## [Dataset extract]
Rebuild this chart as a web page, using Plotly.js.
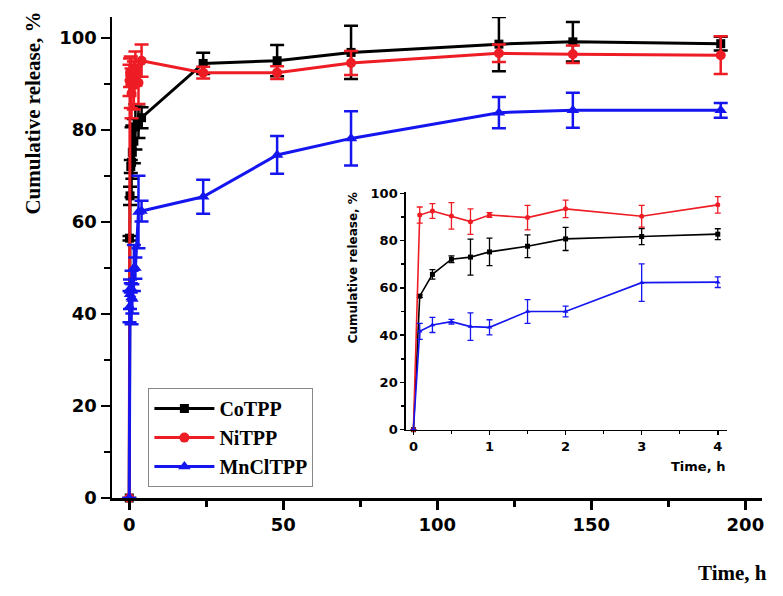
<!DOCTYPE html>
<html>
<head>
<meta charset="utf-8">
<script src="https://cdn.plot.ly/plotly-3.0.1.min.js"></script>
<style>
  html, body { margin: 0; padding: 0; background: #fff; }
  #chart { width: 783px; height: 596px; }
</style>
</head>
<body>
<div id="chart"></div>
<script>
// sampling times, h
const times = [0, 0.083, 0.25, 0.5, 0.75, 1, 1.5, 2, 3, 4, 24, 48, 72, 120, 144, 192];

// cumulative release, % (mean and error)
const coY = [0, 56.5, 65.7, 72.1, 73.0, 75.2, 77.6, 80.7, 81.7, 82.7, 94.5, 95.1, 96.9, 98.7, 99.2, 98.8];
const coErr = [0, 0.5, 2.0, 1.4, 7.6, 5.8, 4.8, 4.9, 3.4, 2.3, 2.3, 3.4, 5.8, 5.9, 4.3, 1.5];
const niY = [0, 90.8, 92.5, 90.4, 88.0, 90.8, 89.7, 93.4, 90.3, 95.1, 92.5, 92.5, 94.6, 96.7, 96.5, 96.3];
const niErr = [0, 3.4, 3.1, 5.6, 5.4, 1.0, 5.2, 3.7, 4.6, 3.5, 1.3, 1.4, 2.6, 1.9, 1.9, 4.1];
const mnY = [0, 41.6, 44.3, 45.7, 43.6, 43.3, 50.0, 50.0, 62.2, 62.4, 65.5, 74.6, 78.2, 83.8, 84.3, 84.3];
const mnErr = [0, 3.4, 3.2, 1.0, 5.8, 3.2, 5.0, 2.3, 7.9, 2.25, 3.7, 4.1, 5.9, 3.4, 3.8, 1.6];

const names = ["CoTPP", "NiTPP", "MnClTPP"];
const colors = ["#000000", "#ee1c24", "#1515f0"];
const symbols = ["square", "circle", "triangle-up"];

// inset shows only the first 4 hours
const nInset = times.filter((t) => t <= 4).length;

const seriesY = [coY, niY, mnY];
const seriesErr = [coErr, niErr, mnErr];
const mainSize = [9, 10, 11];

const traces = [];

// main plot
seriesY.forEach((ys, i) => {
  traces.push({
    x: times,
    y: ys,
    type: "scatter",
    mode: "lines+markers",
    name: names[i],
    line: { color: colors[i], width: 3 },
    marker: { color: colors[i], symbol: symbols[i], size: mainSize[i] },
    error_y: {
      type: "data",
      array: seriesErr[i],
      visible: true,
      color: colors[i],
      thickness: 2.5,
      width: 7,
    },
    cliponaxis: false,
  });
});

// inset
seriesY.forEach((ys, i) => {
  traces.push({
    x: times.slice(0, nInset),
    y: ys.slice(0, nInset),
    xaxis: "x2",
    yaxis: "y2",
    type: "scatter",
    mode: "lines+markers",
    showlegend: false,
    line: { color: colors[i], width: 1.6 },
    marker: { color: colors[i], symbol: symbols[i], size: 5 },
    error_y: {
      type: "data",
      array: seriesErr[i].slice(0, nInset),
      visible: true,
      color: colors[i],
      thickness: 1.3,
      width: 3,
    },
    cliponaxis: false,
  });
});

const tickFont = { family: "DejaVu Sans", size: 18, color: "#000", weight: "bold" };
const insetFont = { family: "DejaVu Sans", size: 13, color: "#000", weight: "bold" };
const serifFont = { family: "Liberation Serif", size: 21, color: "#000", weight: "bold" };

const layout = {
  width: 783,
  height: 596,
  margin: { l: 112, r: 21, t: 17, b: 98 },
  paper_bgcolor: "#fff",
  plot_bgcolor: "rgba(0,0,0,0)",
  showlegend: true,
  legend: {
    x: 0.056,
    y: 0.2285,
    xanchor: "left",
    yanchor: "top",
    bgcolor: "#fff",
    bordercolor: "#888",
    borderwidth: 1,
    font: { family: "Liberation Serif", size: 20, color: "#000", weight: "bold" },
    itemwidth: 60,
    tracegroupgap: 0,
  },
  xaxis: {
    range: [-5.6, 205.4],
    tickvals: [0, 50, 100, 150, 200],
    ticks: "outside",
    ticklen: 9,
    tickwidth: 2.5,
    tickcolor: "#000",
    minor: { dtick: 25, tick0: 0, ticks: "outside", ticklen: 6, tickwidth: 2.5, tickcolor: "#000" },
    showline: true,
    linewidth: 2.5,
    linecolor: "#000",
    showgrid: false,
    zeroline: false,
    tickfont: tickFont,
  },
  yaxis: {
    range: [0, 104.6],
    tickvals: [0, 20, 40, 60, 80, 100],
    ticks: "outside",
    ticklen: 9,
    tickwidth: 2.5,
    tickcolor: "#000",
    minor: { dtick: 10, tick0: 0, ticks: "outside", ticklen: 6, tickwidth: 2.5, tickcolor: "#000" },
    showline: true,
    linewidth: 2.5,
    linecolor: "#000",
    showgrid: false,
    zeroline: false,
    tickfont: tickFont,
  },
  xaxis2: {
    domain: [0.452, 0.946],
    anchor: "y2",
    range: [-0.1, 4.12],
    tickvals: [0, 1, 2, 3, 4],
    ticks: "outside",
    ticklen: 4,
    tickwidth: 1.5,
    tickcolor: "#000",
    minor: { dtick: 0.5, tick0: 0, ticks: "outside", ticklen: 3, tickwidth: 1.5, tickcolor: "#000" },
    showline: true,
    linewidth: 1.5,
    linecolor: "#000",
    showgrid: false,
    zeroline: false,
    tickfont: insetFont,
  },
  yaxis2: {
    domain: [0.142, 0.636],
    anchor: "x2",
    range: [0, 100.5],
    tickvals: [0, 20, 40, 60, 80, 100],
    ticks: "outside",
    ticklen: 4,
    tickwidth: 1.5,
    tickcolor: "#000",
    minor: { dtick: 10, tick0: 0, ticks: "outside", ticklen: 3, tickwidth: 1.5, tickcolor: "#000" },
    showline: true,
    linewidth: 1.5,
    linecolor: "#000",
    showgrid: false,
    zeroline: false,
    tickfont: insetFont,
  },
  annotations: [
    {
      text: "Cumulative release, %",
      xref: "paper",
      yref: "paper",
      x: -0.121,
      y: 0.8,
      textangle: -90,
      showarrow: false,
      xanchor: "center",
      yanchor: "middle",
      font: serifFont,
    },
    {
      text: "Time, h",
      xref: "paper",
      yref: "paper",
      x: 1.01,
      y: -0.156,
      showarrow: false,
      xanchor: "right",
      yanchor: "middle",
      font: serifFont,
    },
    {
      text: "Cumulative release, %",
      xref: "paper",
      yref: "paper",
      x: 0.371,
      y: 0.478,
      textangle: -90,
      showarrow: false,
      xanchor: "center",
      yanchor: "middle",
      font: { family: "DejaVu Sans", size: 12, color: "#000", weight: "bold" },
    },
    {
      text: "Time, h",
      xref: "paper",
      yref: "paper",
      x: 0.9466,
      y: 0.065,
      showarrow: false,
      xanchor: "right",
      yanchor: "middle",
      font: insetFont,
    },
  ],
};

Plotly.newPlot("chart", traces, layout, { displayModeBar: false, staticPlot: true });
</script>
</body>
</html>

## [Requirements]
Go through the listing above and quote it exactly, apart from its images.

## [Finished task]
Rebuild this chart as a web page, using Plotly.js.
<!DOCTYPE html>
<html>
<head>
<meta charset="utf-8">
<script src="https://cdn.plot.ly/plotly-3.0.1.min.js"></script>
<style>
  html, body { margin: 0; padding: 0; background: #fff; }
  #chart { width: 783px; height: 596px; }
</style>
</head>
<body>
<div id="chart"></div>
<script>
// sampling times, h
const times = [0, 0.083, 0.25, 0.5, 0.75, 1, 1.5, 2, 3, 4, 24, 48, 72, 120, 144, 192];

// cumulative release, % (mean and error)
const coY = [0, 56.5, 65.7, 72.1, 73.0, 75.2, 77.6, 80.7, 81.7, 82.7, 94.5, 95.1, 96.9, 98.7, 99.2, 98.8];
const coErr = [0, 0.5, 2.0, 1.4, 7.6, 5.8, 4.8, 4.9, 3.4, 2.3, 2.3, 3.4, 5.8, 5.9, 4.3, 1.5];
const niY = [0, 90.8, 92.5, 90.4, 88.0, 90.8, 89.7, 93.4, 90.3, 95.1, 92.5, 92.5, 94.6, 96.7, 96.5, 96.3];
const niErr = [0, 3.4, 3.1, 5.6, 5.4, 1.0, 5.2, 3.7, 4.6, 3.5, 1.3, 1.4, 2.6, 1.9, 1.9, 4.1];
const mnY = [0, 41.6, 44.3, 45.7, 43.6, 43.3, 50.0, 50.0, 62.2, 62.4, 65.5, 74.6, 78.2, 83.8, 84.3, 84.3];
const mnErr = [0, 3.4, 3.2, 1.0, 5.8, 3.2, 5.0, 2.3, 7.9, 2.25, 3.7, 4.1, 5.9, 3.4, 3.8, 1.6];

const names = ["CoTPP", "NiTPP", "MnClTPP"];
const colors = ["#000000", "#ee1c24", "#1515f0"];
const symbols = ["square", "circle", "triangle-up"];

// inset shows only the first 4 hours
const nInset = times.filter((t) => t <= 4).length;

const seriesY = [coY, niY, mnY];
const seriesErr = [coErr, niErr, mnErr];
const mainSize = [9, 10, 11];

const traces = [];

// main plot
seriesY.forEach((ys, i) => {
  traces.push({
    x: times,
    y: ys,
    type: "scatter",
    mode: "lines+markers",
    name: names[i],
    line: { color: colors[i], width: 3 },
    marker: { color: colors[i], symbol: symbols[i], size: mainSize[i] },
    error_y: {
      type: "data",
      array: seriesErr[i],
      visible: true,
      color: colors[i],
      thickness: 2.5,
      width: 7,
    },
    cliponaxis: false,
  });
});

// inset
seriesY.forEach((ys, i) => {
  traces.push({
    x: times.slice(0, nInset),
    y: ys.slice(0, nInset),
    xaxis: "x2",
    yaxis: "y2",
    type: "scatter",
    mode: "lines+markers",
    showlegend: false,
    line: { color: colors[i], width: 1.6 },
    marker: { color: colors[i], symbol: symbols[i], size: 5 },
    error_y: {
      type: "data",
      array: seriesErr[i].slice(0, nInset),
      visible: true,
      color: colors[i],
      thickness: 1.3,
      width: 3,
    },
    cliponaxis: false,
  });
});

const tickFont = { family: "DejaVu Sans", size: 18, color: "#000", weight: "bold" };
const insetFont = { family: "DejaVu Sans", size: 13, color: "#000", weight: "bold" };
const serifFont = { family: "Liberation Serif", size: 21, color: "#000", weight: "bold" };

const layout = {
  width: 783,
  height: 596,
  margin: { l: 112, r: 21, t: 17, b: 98 },
  paper_bgcolor: "#fff",
  plot_bgcolor: "rgba(0,0,0,0)",
  showlegend: true,
  legend: {
    x: 0.056,
    y: 0.2285,
    xanchor: "left",
    yanchor: "top",
    bgcolor: "#fff",
    bordercolor: "#888",
    borderwidth: 1,
    font: { family: "Liberation Serif", size: 20, color: "#000", weight: "bold" },
    itemwidth: 60,
    tracegroupgap: 0,
  },
  xaxis: {
    range: [-5.6, 205.4],
    tickvals: [0, 50, 100, 150, 200],
    ticks: "outside",
    ticklen: 9,
    tickwidth: 2.5,
    tickcolor: "#000",
    minor: { dtick: 25, tick0: 0, ticks: "outside", ticklen: 6, tickwidth: 2.5, tickcolor: "#000" },
    showline: true,
    linewidth: 2.5,
    linecolor: "#000",
    showgrid: false,
    zeroline: false,
    tickfont: tickFont,
  },
  yaxis: {
    range: [0, 104.6],
    tickvals: [0, 20, 40, 60, 80, 100],
    ticks: "outside",
    ticklen: 9,
    tickwidth: 2.5,
    tickcolor: "#000",
    minor: { dtick: 10, tick0: 0, ticks: "outside", ticklen: 6, tickwidth: 2.5, tickcolor: "#000" },
    showline: true,
    linewidth: 2.5,
    linecolor: "#000",
    showgrid: false,
    zeroline: false,
    tickfont: tickFont,
  },
  xaxis2: {
    domain: [0.452, 0.946],
    anchor: "y2",
    range: [-0.1, 4.12],
    tickvals: [0, 1, 2, 3, 4],
    ticks: "outside",
    ticklen: 4,
    tickwidth: 1.5,
    tickcolor: "#000",
    minor: { dtick: 0.5, tick0: 0, ticks: "outside", ticklen: 3, tickwidth: 1.5, tickcolor: "#000" },
    showline: true,
    linewidth: 1.5,
    linecolor: "#000",
    showgrid: false,
    zeroline: false,
    tickfont: insetFont,
  },
  yaxis2: {
    domain: [0.142, 0.636],
    anchor: "x2",
    range: [0, 100.5],
    tickvals: [0, 20, 40, 60, 80, 100],
    ticks: "outside",
    ticklen: 4,
    tickwidth: 1.5,
    tickcolor: "#000",
    minor: { dtick: 10, tick0: 0, ticks: "outside", ticklen: 3, tickwidth: 1.5, tickcolor: "#000" },
    showline: true,
    linewidth: 1.5,
    linecolor: "#000",
    showgrid: false,
    zeroline: false,
    tickfont: insetFont,
  },
  annotations: [
    {
      text: "Cumulative release, %",
      xref: "paper",
      yref: "paper",
      x: -0.121,
      y: 0.8,
      textangle: -90,
      showarrow: false,
      xanchor: "center",
      yanchor: "middle",
      font: serifFont,
    },
    {
      text: "Time, h",
      xref: "paper",
      yref: "paper",
      x: 1.01,
      y: -0.156,
      showarrow: false,
      xanchor: "right",
      yanchor: "middle",
      font: serifFont,
    },
    {
      text: "Cumulative release, %",
      xref: "paper",
      yref: "paper",
      x: 0.371,
      y: 0.478,
      textangle: -90,
      showarrow: false,
      xanchor: "center",
      yanchor: "middle",
      font: { family: "DejaVu Sans", size: 12, color: "#000", weight: "bold" },
    },
    {
      text: "Time, h",
      xref: "paper",
      yref: "paper",
      x: 0.9466,
      y: 0.065,
      showarrow: false,
      xanchor: "right",
      yanchor: "middle",
      font: insetFont,
    },
  ],
};

Plotly.newPlot("chart", traces, layout, { displayModeBar: false, staticPlot: true });
</script>
</body>
</html>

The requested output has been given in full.